__Set exercise__:
Reproduce the listing below exactly, beginning with its first line and ending with the line that holds "import * as"; pictures are not part of the copy.

__Information shown__:
--- start ---
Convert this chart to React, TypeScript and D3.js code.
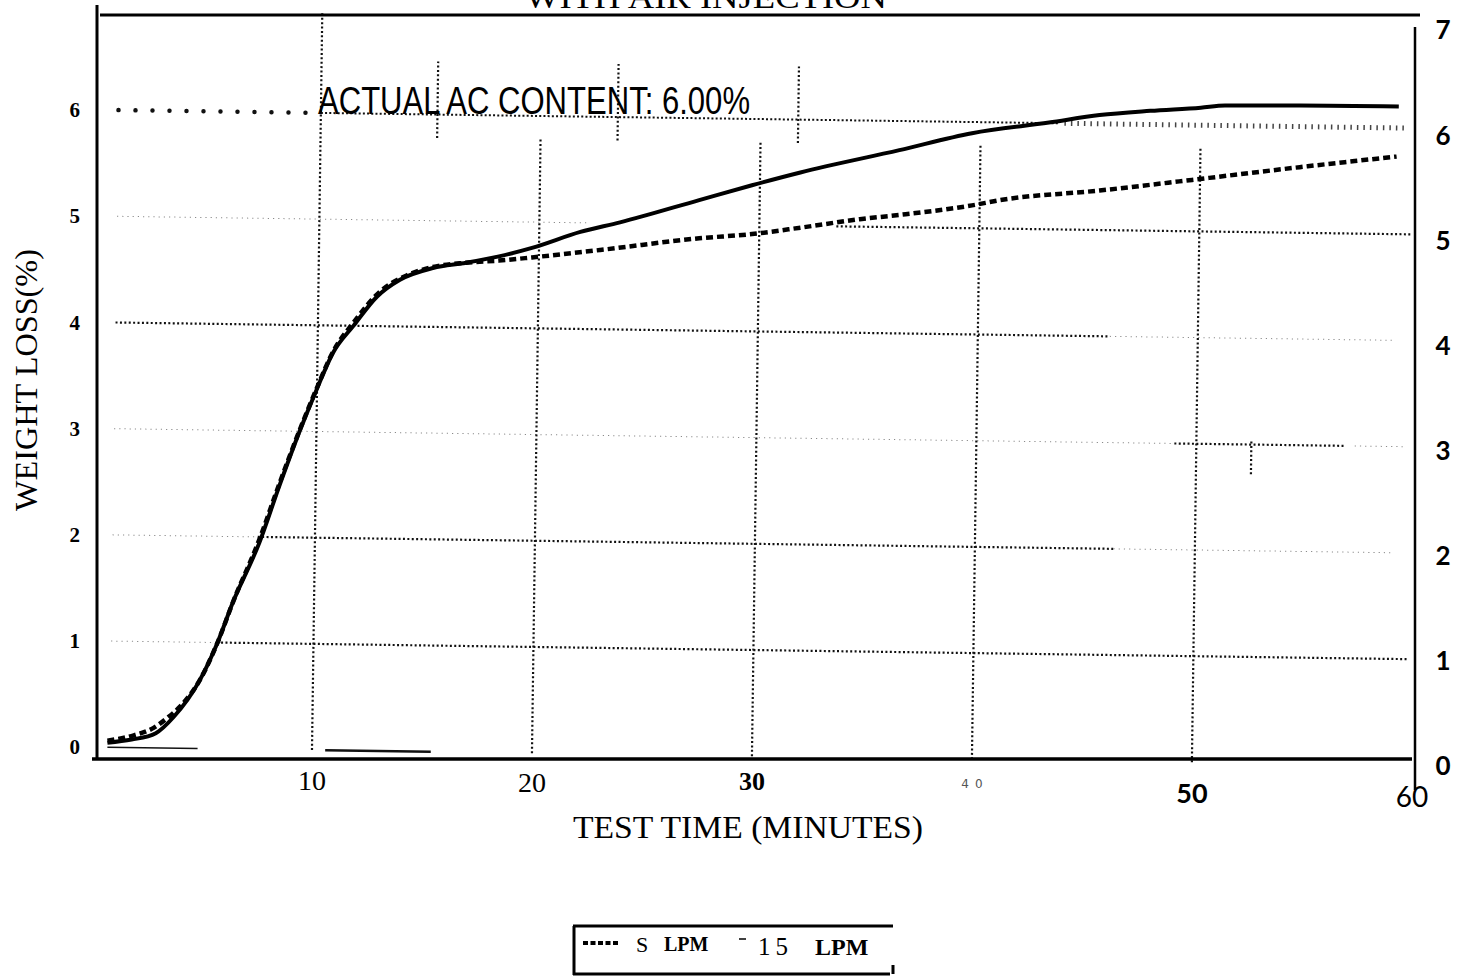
import { useEffect, useRef } from "react";
import * as d3 from "d3";

// Weight loss (%) vs test time (min)
const flow5Lpm: [number, number][] = [
  [0.7, 0.06], [1.9, 0.11], [2.8, 0.18], [3.4, 0.27], [4.0, 0.38], [4.9, 0.63],
  [5.7, 0.98], [6.4, 1.36], [7.6, 1.95], [8.5, 2.47], [9.45, 2.99], [10.2, 3.37],
  [10.95, 3.72], [11.9, 4.0], [13.1, 4.29], [14.3, 4.44], [15.5, 4.52], [17.0, 4.56],
  [18.5, 4.58], [20, 4.61], [23.1, 4.68], [27.6, 4.79], [30, 4.83], [32.2, 4.89],
  [34.9, 4.97], [36.7, 5.01], [40, 5.1], [41.3, 5.15], [45.8, 5.24], [50, 5.34],
  [54.9, 5.46], [59.3, 5.56],
];
const flow15Lpm: [number, number][] = [
  [0.7, 0.04], [1.8, 0.07], [2.9, 0.13], [3.7, 0.28], [4.9, 0.63], [5.7, 0.98],
  [6.4, 1.36], [7.6, 1.92], [8.5, 2.45], [9.45, 2.98], [10.2, 3.36], [10.95, 3.71],
  [11.9, 3.97], [12.95, 4.24], [14.0, 4.4], [15.5, 4.51], [17.0, 4.56], [18.5, 4.62],
  [20, 4.7], [22.2, 4.85], [24, 4.94], [27.6, 5.15], [30, 5.29], [32.2, 5.41],
  [36.7, 5.62], [40, 5.78], [43.5, 5.88], [45.8, 5.95], [48.1, 5.99], [50.4, 6.02],
  [51.5, 6.04], [54.9, 6.04], [59.4, 6.03],
];

const xTicks = [10, 20, 30, 40, 50, 60];
const yTicksLeft = [0, 1, 2, 3, 4, 5, 6];
const yTicksRight = [0, 1, 2, 3, 4, 5, 6, 7];
const acContent = 6.0;

// grid pieces as they survive in the scan: [value, from min, to min, dark?]
const hGridSegs: [number, number, number, boolean][] = [
  [5, 0.8, 22.2, false], [5, 33.5, 59.7, true],
  [4, 0.8, 46, true], [4, 46, 59, false],
  [3, 0.8, 49, false], [3, 49, 56.7, true], [3, 57.2, 59.5, false],
  [2, 0.8, 7.4, false], [2, 7.4, 46.3, true], [2, 46.3, 59, false],
  [1, 0.8, 5.8, false], [1, 5.8, 59.7, true],
];
// vertical grid: [minute, from value, to value]
const vGridSegs: [number, number, number][] = [
  [10, 0, 6.95], [20, 0, 5.8], [30, 0, 5.8], [40, 0, 5.8], [50, 0, 5.8],
  [15.3, 5.78, 6.5], [23.5, 5.78, 6.5], [31.7, 5.78, 6.5], [52.5, 2.72, 3.05],
];
const baseMarks: [number, number][] = [[0.7, 4.8], [10.6, 15.4]];

export default function App() {
  const ref = useRef<SVGSVGElement>(null);

  useEffect(() => {
    const svg = d3.select(ref.current);
    svg.selectAll("*").remove();

    const x = d3.scaleLinear().domain([0, 60]).range([92, 1412]);
    const y = d3.scaleLinear().domain([0, 7]).range([747, 3.6]);
    const yR = d3.scaleLinear().domain([0, 7]).range([766, 30]);

    // grid is slightly skewed against the frame, as in the scan
    const g = svg.append("g").attr("transform", `rotate(0.8, ${x(0)}, ${y(0)})`);

    g.selectAll("line.h").data(hGridSegs).join("line")
      .attr("x1", (d) => x(d[1])).attr("x2", (d) => x(d[2]))
      .attr("y1", (d) => y(d[0])).attr("y2", (d) => y(d[0]))
      .attr("stroke", (d) => (d[3] ? "#111" : "#8a8a8a"))
      .attr("stroke-width", (d) => (d[3] ? 2.2 : 1))
      .attr("stroke-dasharray", (d) => (d[3] ? "2,2.4" : "1.2,4"));

    g.selectAll("line.v").data(vGridSegs).join("line")
      .attr("x1", (d) => x(d[0])).attr("x2", (d) => x(d[0]))
      .attr("y1", (d) => y(d[1])).attr("y2", (d) => y(d[2]))
      .attr("stroke", "#111").attr("stroke-width", 2.2).attr("stroke-dasharray", "2,2.4");

    g.selectAll("line.b").data(baseMarks).join("line")
      .attr("x1", (d) => x(d[0])).attr("x2", (d) => x(d[1]))
      .attr("y1", y(0)).attr("y2", y(0))
      .attr("stroke", "#111").attr("stroke-width", (d, i) => (i ? 2.5 : 1.5));

    // actual AC content reference line
    g.append("line").attr("x1", x(0.8)).attr("x2", x(9.4)).attr("y1", y(acContent)).attr("y2", y(acContent))
      .attr("stroke", "#111").attr("stroke-width", 4.5).attr("stroke-linecap", "round").attr("stroke-dasharray", "0,17");
    g.append("line").attr("x1", x(10)).attr("x2", x(43.5)).attr("y1", y(acContent)).attr("y2", y(acContent))
      .attr("stroke", "#111").attr("stroke-width", 2).attr("stroke-dasharray", "2,2.2");
    g.append("line").attr("x1", x(43.8)).attr("x2", x(59.4)).attr("y1", y(acContent)).attr("y2", y(acContent))
      .attr("stroke", "#444").attr("stroke-width", 5).attr("stroke-dasharray", "1.5,5");

    // curves
    const line = d3.line<[number, number]>().x((d) => x(d[0])).y((d) => y(d[1])).curve(d3.curveMonotoneX);
    svg.append("path").datum(flow5Lpm).attr("fill", "none").attr("stroke", "#000")
      .attr("stroke-width", 4.5).attr("stroke-dasharray", "7,4").attr("d", line);
    svg.append("path").datum(flow15Lpm).attr("fill", "none").attr("stroke", "#000")
      .attr("stroke-width", 4).attr("d", line);

    // frame
    const frame = [
      [97, 5, 97, 760, 3], [92, 759, 1412, 759, 3.5], [100, 15, 1420, 15, 3], [1415, 27, 1415, 790, 2.5],
    ];
    svg.selectAll("line.f").data(frame).join("line")
      .attr("x1", (d) => d[0]).attr("y1", (d) => d[1]).attr("x2", (d) => d[2]).attr("y2", (d) => d[3])
      .attr("stroke", "#000").attr("stroke-width", (d) => d[4]);

    // x tick labels (mixed type as in the scan)
    const tickStyle: Record<number, { f: string; s: number; w: number; dy: number; fill?: string; ls?: number }> = {
      10: { f: "Liberation Serif", s: 28, w: 400, dy: 790 },
      20: { f: "Liberation Serif", s: 28, w: 400, dy: 792 },
      30: { f: "Liberation Serif", s: 26, w: 700, dy: 790 },
      40: { f: "DejaVu Sans", s: 12, w: 400, dy: 788, fill: "#555", ls: 6 },
      50: { f: "Lato", s: 27, w: 700, dy: 803 },
      60: { f: "Lato", s: 28, w: 400, dy: 807 },
    };
    svg.selectAll("text.xt").data(xTicks).join("text")
      .attr("x", (d) => x(d) + (tickStyle[d].ls ? tickStyle[d].ls! / 2 : 0)).attr("y", (d) => tickStyle[d].dy)
      .attr("text-anchor", "middle").attr("font-family", (d) => tickStyle[d].f)
      .attr("font-size", (d) => tickStyle[d].s).attr("font-weight", (d) => tickStyle[d].w)
      .attr("letter-spacing", (d) => tickStyle[d].ls || 0).attr("fill", (d) => tickStyle[d].fill || "#000")
      .text((d) => d);

    svg.selectAll("text.yl").data(yTicksLeft).join("text")
      .attr("x", 80).attr("y", (d) => y(d)).attr("dy", "0.35em").attr("text-anchor", "end")
      .attr("font-family", "Liberation Serif").attr("font-weight", 700).attr("font-size", 21)
      .text((d) => d);

    svg.selectAll("text.yr").data(yTicksRight).join("text")
      .attr("x", 1443).attr("y", (d) => yR(d)).attr("dy", "0.36em").attr("text-anchor", "middle")
      .attr("font-family", "Lato").attr("font-weight", 700).attr("font-size", 26)
      .text((d) => d);

    // titles
    svg.append("text").attr("x", 706).attr("y", 8).attr("text-anchor", "middle")
      .attr("font-family", "Liberation Serif").attr("font-size", 32)
      .attr("textLength", 362).attr("lengthAdjust", "spacingAndGlyphs").text("WITH AIR INJECTION");
    svg.append("text").attr("x", 318).attr("y", 114)
      .attr("font-family", "Liberation Sans").attr("font-size", 39)
      .attr("textLength", 432).attr("lengthAdjust", "spacingAndGlyphs").text("ACTUAL AC CONTENT: 6.00%");
    svg.append("text").attr("x", 748).attr("y", 838).attr("text-anchor", "middle")
      .attr("font-family", "Liberation Serif").attr("font-size", 31)
      .attr("textLength", 350).attr("lengthAdjust", "spacingAndGlyphs").text("TEST TIME (MINUTES)");
    svg.append("text").attr("transform", "translate(37,380) rotate(-90)").attr("text-anchor", "middle")
      .attr("font-family", "Liberation Serif").attr("font-size", 31)
      .attr("textLength", 262).attr("lengthAdjust", "spacingAndGlyphs").text("WEIGHT LOSS(%)");

    // legend
    const lg = svg.append("g");
    lg.append("path").attr("d", "M573,926H893M574,926V975M573,974H890M893,965V974")
      .attr("fill", "none").attr("stroke", "#000").attr("stroke-width", 3);
    lg.append("line").attr("x1", 583).attr("x2", 620).attr("y1", 943).attr("y2", 943)
      .attr("stroke", "#000").attr("stroke-width", 4).attr("stroke-dasharray", "5,2.5");
    lg.append("text").attr("x", 636).attr("y", 952).attr("font-family", "Liberation Serif").attr("font-size", 22).text("S");
    lg.append("text").attr("x", 664).attr("y", 951).attr("font-family", "Liberation Serif").attr("font-weight", 700)
      .attr("font-size", 20).text("LPM");
    lg.append("line").attr("x1", 739).attr("x2", 746).attr("y1", 939).attr("y2", 939).attr("stroke", "#000").attr("stroke-width", 1.5);
    lg.append("text").attr("x", 758).attr("y", 955).attr("font-family", "Liberation Serif").attr("font-size", 25)
      .attr("letter-spacing", 5).text("15");
    lg.append("text").attr("x", 815).attr("y", 955).attr("font-family", "Liberation Serif").attr("font-weight", 700)
      .attr("font-size", 24).text("LPM");
  }, []);

  return (
    <div style={{ position: "absolute", left: 0, top: 0 }}>
      <svg ref={ref} width={1467} height={976} style={{ display: "block", background: "#fff" }} />
    </div>
  );
}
--- end ---
__Task result__:
Convert this chart to React, TypeScript and D3.js code.
import { useEffect, useRef } from "react";
import * as d3 from "d3";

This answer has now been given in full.